BOOK REVIEW: Esperanza Rising by Pam Muñoz Ryan

"We are like the phoenix. Rising again, with a new life ahead of us."

Pam Muñoz Ryan's Esperanza Rising is one of those books that I passed by in bookshops for years, gazing fondly at the gorgeous cover, but never taking even a moment to read the synopsis on the back. When a co-worker recommended it to me after learning that I enjoyed Thanhhà Lai's Inside Out and Back Again, I didn't hesitate in instantly purchasing it on Kindle, and devouring every last word over the course of a single weekend. Timely and touching; Esperanza Rising is a tale that will overwhelm you with hope, sadness, and love - all while giving a bit of food for thought regarding the very of the moment topic of migration to the United States.

The year is 1930. Twelve-year-old Esperanza Ortega Muñoz has the life many girls would dream of in Aguascaliente, Mexico. The daughter of wealthy landowners, Sixto and Ramona Ortega; Esperanza has lived a privileged existence on the sprawling El Rancho de las Rosas, resplendent with rich foods, a collection of porcelain dolls, and extravagant clothes and celebrations. Days away from turning thirteen-years-old, however, Esperanza's world comes crashing down when her father is slain, the victim bandits harboring hate and jealousy towards wealthy landowners in the aftermath of the Mexican Revolution. Now a widow with an inability to run El Rancho de las Rosas alone; Esperanza's mother, Ramona, is faced with the option of marrying a powerful man whom she despises, or fleeing to the United States to provide a new life for her daughter. Selecting the latter; Esperanza's new life begins.

Leaving her beloved grandmother behind; Esperanza and her mother, along with a few of their former servants, secretly make the trek from Aguascaliente to a migrant camp in California, where all must adapt to changes. Once spoiled and pampered; Esperanza is now faced with learning how to do things without servants, and provide for her family all while trying to come to terms with her father's untimely death. When Esperanza's mother becomes gravely ill from a dust storm, then succumbs to depression, everything falls to Esperanza's shoulders. Suddenly, the girl who once spent her days swathed in silk dresses, is learning how to sweep, do laundry, and care for children too young to attend school - all without complaint.

As Esperanza saves her earnings, hoping for the chance to bring her grandmother to the US, she watches the fight for higher wages, better living conditions, and the establishment of a union and strikes formed by other workers swirling around her. It is only through prayer and patience that Esperanza is able to rise stronger and more empathetic than she ever could have imagined - and finally come to the conclusion that all things are possible with perseverance and togetherness.

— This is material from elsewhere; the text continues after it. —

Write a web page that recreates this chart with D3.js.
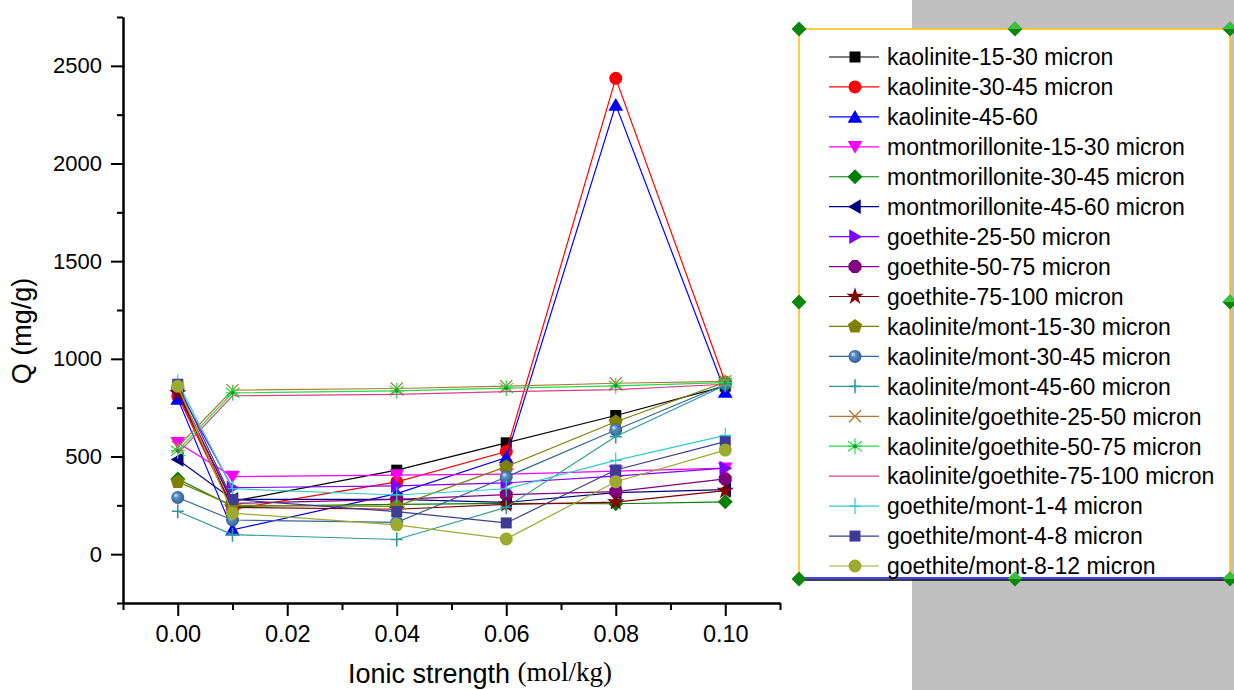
<!DOCTYPE html>
<html>
<head>
<meta charset="utf-8">
<script src="https://cdn.jsdelivr.net/npm/d3@7/dist/d3.min.js"></script>
<style>
	body{margin:0;background:#ffffff;}
	svg{display:block;font-family:"Liberation Sans",Arial,sans-serif;}
</style>
</head>
<body>
<svg id="chart" width="1234" height="690"></svg>
<script>
// ionic strength (mol/kg)
var ionicStrength = [0, 0.01, 0.04, 0.06, 0.08, 0.10];

// Q (mg/g) per sample
var kaolinite1530 = [830, 270, 430, 570, 710, 860];
var kaolinite3045 = [810, 230, 370, 525, 2436, 880];
var kaolinite4560 = [795, 125, 310, 495, 2300, 830];
var mont1530 = [570, 397, 405, 410, 425, 440];
var mont3045 = [385, 245, 255, 260, 258, 268];
var mont4560 = [485, 280, 280, 265, 315, 330];
var goethite2550 = [850, 340, 350, 365, 400, 440];
var goethite5075 = [845, 260, 280, 305, 320, 385];
var goethite75100 = [825, 240, 230, 255, 266, 325];
var kaolMont1530 = [370, 250, 245, 448, 678, 880];
var kaolMont3045 = [290, 175, 163, 395, 636, 870];
var kaolMont4560 = [220, 100, 75, 240, 602, 865];
var kaolGoe2550 = [550, 840, 848, 860, 875, 885];
var kaolGoe5075 = [530, 826, 836, 850, 862, 878];
var kaolGoe75100 = [515, 811, 818, 832, 842, 870];
var goeMont14 = [880, 335, 303, 335, 480, 608];
var goeMont48 = [870, 280, 218, 160, 431, 576];
var goeMont812 = [860, 210, 150, 78, 371, 533];

var seriesNames = [
	"kaolinite-15-30 micron", "kaolinite-30-45 micron", "kaolinite-45-60",
	"montmorillonite-15-30 micron", "montmorillonite-30-45 micron", "montmorillonite-45-60 micron",
	"goethite-25-50 micron", "goethite-50-75 micron", "goethite-75-100 micron",
	"kaolinite/mont-15-30 micron", "kaolinite/mont-30-45 micron", "kaolinite/mont-45-60 micron",
	"kaolinite/goethite-25-50 micron", "kaolinite/goethite-50-75 micron", "kaolinite/goethite-75-100 micron",
	"goethite/mont-1-4 micron", "goethite/mont-4-8 micron", "goethite/mont-8-12 micron"
];
var seriesValues = [
	kaolinite1530, kaolinite3045, kaolinite4560,
	mont1530, mont3045, mont4560,
	goethite2550, goethite5075, goethite75100,
	kaolMont1530, kaolMont3045, kaolMont4560,
	kaolGoe2550, kaolGoe5075, kaolGoe75100,
	goeMont14, goeMont48, goeMont812
];

var xTicks = [0, 0.02, 0.04, 0.06, 0.08, 0.10];
var xMinorTicks = [-0.01, 0.01, 0.03, 0.05, 0.07, 0.09, 0.11];
var yTicks = [0, 500, 1000, 1500, 2000, 2500];
var yMinorTicks = [-250, 250, 750, 1250, 1750, 2250, 2750];

// origin-like symbol styles, one per series
var seriesStyles = [
	{"color": "#000000", "marker": "square"},
	{"color": "#ff0000", "marker": "circle"},
	{"color": "#0000ff", "marker": "triUp"},
	{"color": "#ff00ff", "marker": "triDown"},
	{"color": "#008000", "marker": "diamond"},
	{"color": "#000080", "marker": "triLeft"},
	{"color": "#8000ff", "marker": "triRight"},
	{"color": "#800080", "marker": "hexagon"},
	{"color": "#800000", "marker": "star"},
	{"color": "#808000", "marker": "pentagon"},
	{"color": "#336699", "marker": "sphere"},
	{"color": "#2f9b9b", "marker": "plus"},
	{"color": "#b07838", "marker": "cross"},
	{"color": "#22dd44", "marker": "asterisk"},
	{"color": "#dd3f88", "marker": "none"},
	{"color": "#33cccc", "marker": "thinPlus"},
	{"color": "#3c3c96", "marker": "square"},
	{"color": "#9aab30", "marker": "circle"}
];

var svg = d3.select("#chart");

var x = d3.scaleLinear().domain([-0.01, 0.11]).range([123, 780]);
var y = d3.scaleLinear().domain([-250, 2750]).range([603, 17]);

// grey background on the right
svg.append("rect")
   .attr("x", 912).attr("y", 0)
   .attr("width", 322).attr("height", 690)
   .attr("fill", "#c0c0c0");

var defs = svg.append("defs");
var grad = defs.append("radialGradient")
			   .attr("id", "sphereGrad")
			   .attr("cx", "50%").attr("cy", "50%").attr("r", "55%")
			   .attr("fx", "32%").attr("fy", "30%");
grad.append("stop").attr("offset", "0%").attr("stop-color", "#e8f0ff");
grad.append("stop").attr("offset", "35%").attr("stop-color", "#5d8cc4");
grad.append("stop").attr("offset", "100%").attr("stop-color", "#2a5a8e");

function polygon(n, r, rot){
	var pts = [];
	for(var i = 0; i < n; i++){
		var a = rot + i * 2 * Math.PI / n;
		pts.push([r * Math.cos(a), r * Math.sin(a)]);
	}
	return "M" + pts.map(function(p){ return p[0].toFixed(2) + "," + p[1].toFixed(2); }).join("L") + "Z";
}

function drawMarker(g, style, cx, cy){
	var c = style.color;
	var t = "translate(" + cx + "," + cy + ")";
	var sym = d3.symbol();
	switch(style.marker){
		case "square":
			g.append("rect").attr("x", cx - 5.5).attr("y", cy - 5.5)
			 .attr("width", 11).attr("height", 11).attr("fill", c);
			break;
		case "circle":
			g.append("circle").attr("cx", cx).attr("cy", cy).attr("r", 6.5).attr("fill", c);
			break;
		case "sphere":
			g.append("circle").attr("cx", cx).attr("cy", cy).attr("r", 6.5).attr("fill", "url(#sphereGrad)");
			break;
		case "hexagon":
			g.append("path").attr("d", polygon(8, 7, Math.PI / 8)).attr("transform", t).attr("fill", c);
			break;
		case "pentagon":
			g.append("path").attr("d", polygon(5, 7.5, -Math.PI / 2)).attr("transform", t).attr("fill", c);
			break;
		case "diamond":
			g.append("path").attr("d", polygon(4, 7.5, 0)).attr("transform", t).attr("fill", c);
			break;
		case "triUp":
			g.append("path").attr("d", polygon(3, 8.5, -Math.PI / 2)).attr("transform", t + "translate(0,1.5)").attr("fill", c);
			break;
		case "triDown":
			g.append("path").attr("d", polygon(3, 8.5, Math.PI / 2)).attr("transform", t + "translate(0,-1.5)").attr("fill", c);
			break;
		case "triLeft":
			g.append("path").attr("d", polygon(3, 8.5, Math.PI)).attr("transform", t + "translate(1.5,0)").attr("fill", c);
			break;
		case "triRight":
			g.append("path").attr("d", polygon(3, 8.5, 0)).attr("transform", t + "translate(-1.5,0)").attr("fill", c);
			break;
		case "star":
			g.append("path").attr("d", sym.type(d3.symbolStar).size(95)()).attr("transform", t).attr("fill", c);
			break;
		case "plus":
			g.append("path").attr("d", "M-6,0H6M0,-7V7").attr("transform", t)
			 .attr("stroke", c).attr("stroke-width", 1.6).attr("fill", "none");
			break;
		case "thinPlus":
			g.append("path").attr("d", "M-6,0H6M0,-8V8").attr("transform", t)
			 .attr("stroke", c).attr("stroke-width", 1.2).attr("fill", "none");
			break;
		case "cross":
			g.append("path").attr("d", "M-6,-6L6,6M-6,6L6,-6").attr("transform", t)
			 .attr("stroke", c).attr("stroke-width", 1.3).attr("fill", "none");
			break;
		case "asterisk":
			g.append("path").attr("d", "M0,-8V8M-7,-5L7,5M-7,5L7,-5M-7,0H7").attr("transform", t)
			 .attr("stroke", c).attr("stroke-width", 1.2).attr("fill", "none");
			g.append("circle").attr("cx", cx).attr("cy", cy).attr("r", 2).attr("fill", "#119933");
			break;
	}
}

// axes
function styleAxis(g){
	g.select(".domain").attr("stroke", "#000").attr("stroke-width", 2);
	g.selectAll(".tick line").attr("stroke", "#000").attr("stroke-width", 2);
	g.selectAll(".tick text").attr("fill", "#000");
}

var yAxis = svg.append("g")
			   .attr("transform", "translate(123,0)")
			   .call(d3.axisLeft(y).tickValues(yTicks).tickSize(12).tickSizeOuter(0).tickPadding(9)
			   .tickFormat(d3.format("d")))
			   .attr("font-size", 22).attr("font-family", null);
styleAxis(yAxis);
var yMinor = svg.append("g")
				.attr("transform", "translate(123,0)")
				.call(d3.axisLeft(y).tickValues(yMinorTicks).tickSize(6).tickSizeOuter(0).tickFormat(""));
styleAxis(yMinor);

var xAxis = svg.append("g")
			   .attr("transform", "translate(0,603)")
			   .call(d3.axisBottom(x).tickValues(xTicks).tickSize(13).tickSizeOuter(0).tickPadding(9)
			   .tickFormat(d3.format(".2f")))
			   .attr("font-size", 23.5).attr("font-family", null);
styleAxis(xAxis);
var xMinor = svg.append("g")
				.attr("transform", "translate(0,603)")
				.call(d3.axisBottom(x).tickValues(xMinorTicks).tickSize(7).tickSizeOuter(0).tickFormat(""));
styleAxis(xMinor);

// axis titles
svg.append("text")
   .attr("transform", "translate(31,331) rotate(-90)")
   .attr("text-anchor", "middle")
   .attr("font-size", 27)
   .text("Q (mg/g)");

var xTitle = svg.append("text")
				.attr("x", 480).attr("y", 683)
				.attr("text-anchor", "middle")
				.attr("font-size", 27);
xTitle.append("tspan").text("Ionic strength ");
xTitle.append("tspan")
	  .attr("font-family", "'Liberation Serif','Times New Roman',serif")
	  .attr("font-size", 27)
	  .attr("dy", -2)
	  .text("(mol/kg)");

// series
var line = d3.line()
			 .x(function(d, i){ return x(ionicStrength[i]); })
			 .y(function(d){ return y(d); });

var plot = svg.append("g").attr("class", "series");
seriesValues.forEach(function(vals, k){
	var style = seriesStyles[k];
	var g = plot.append("g");
	g.append("path")
	 .attr("d", line(vals))
	 .attr("fill", "none")
	 .attr("stroke", style.color)
	 .attr("stroke-width", 1.2);
	vals.forEach(function(v, i){
		drawMarker(g, style, x(ionicStrength[i]), y(v));
	});
});

// legend box
var lg = svg.append("g").attr("class", "legend");
lg.append("rect")
  .attr("x", 799).attr("y", 29)
  .attr("width", 431).attr("height", 550)
  .attr("fill", "#ffffff");
lg.append("path")
  .attr("d", "M799,579V29H1230V579")
  .attr("fill", "none").attr("stroke", "#ffc000").attr("stroke-width", 1.5);
lg.append("line").attr("x1", 799).attr("x2", 1230).attr("y1", 578).attr("y2", 578)
  .attr("stroke", "#0000ff").attr("stroke-width", 1.5);
lg.append("line").attr("x1", 799).attr("x2", 1230).attr("y1", 580).attr("y2", 580)
  .attr("stroke", "#000000").attr("stroke-width", 1.5);

seriesNames.forEach(function(name, k){
	var cy = 57 + k * 29.94;
	var style = seriesStyles[k];
	lg.append("line")
	  .attr("x1", 829).attr("x2", 879).attr("y1", cy).attr("y2", cy)
	  .attr("stroke", style.color).attr("stroke-width", 1.2);
	drawMarker(lg, style, 855, cy);
	lg.append("text")
	  .attr("x", 887).attr("y", cy).attr("dy", "0.36em")
	  .attr("font-size", 23)
	  .attr("fill", "#000")
	  .text(name);
});

// selection handles round the legend
var handles = [[799, 29], [1015, 29], [1230, 29], [799, 302], [1230, 302], [799, 579], [1015, 579], [1230, 579]];
lg.selectAll(".handle")
  .data(handles)
  .enter()
  .append("path")
	  .attr("class", "handle")
	  .attr("d", polygon(4, 7.5, 0))
	  .attr("transform", function(d){ return "translate(" + d[0] + "," + d[1] + ")"; })
	  .attr("fill", "#0a860a");
lg.selectAll(".handleTop")
  .data(handles.filter(function(d){ return d[0] > 800; }))
  .enter()
  .append("path")
	  .attr("d", "M-7.5,0L0,-7.5L7.5,0Z")
	  .attr("transform", function(d){ return "translate(" + d[0] + "," + d[1] + ")"; })
	  .attr("fill", "#3cc03c");
</script>
</body>
</html>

Admittedly, I never expected to love this story as much as I did; but I didn't fall for it because of the main character. Yes, I was very impressed by the growth we see in Esperanza from beginning to end; but the character who really captured my heart was Isabel. Though only eight-years-old, Isabel was so full of wisdom, curiosity, and hope that I, as the reader, felt it was contagious. Though born to a life of poverty, and harboring an insatiable curiosity about Esperanza's spoiled prior life, Isabel never once projects jealousy; rather, she is proud and grateful of her upbringing. Both selfless and determined, Isabel is a true shining star in the story - showing Esperanza how to do things for herself, and giving her the confidence to be the person she grows into as the story continues. Without Isabel's presence, I truly don't think I would have enjoyed this story as much as I did.

As a new elementary teacher, I feel that this book would be most easily understood and enjoyed by students in fifth grade. Not only does it provide a wondrous story that is easy for numerous students to relate to; it also opens the door for deeper discussions regarding the concepts of racism, class, immigration, and even empathy. This would be a fabulous resource for a cross-curricular lesson with history/social studies or even writing.

Star Rating: ****



ellie said...

Such a wonderful book to review on Cinco De Mayo!

Caitlin&Megan said...

Lovely! Yes, it is a book to adore!

Ivy's Closet said...

Such a beautiful review! Thanks so much. A great gift for the reader!

Hollyn'Stevie said...

Such a wonderful story to fall in love with! Thanks for the great review!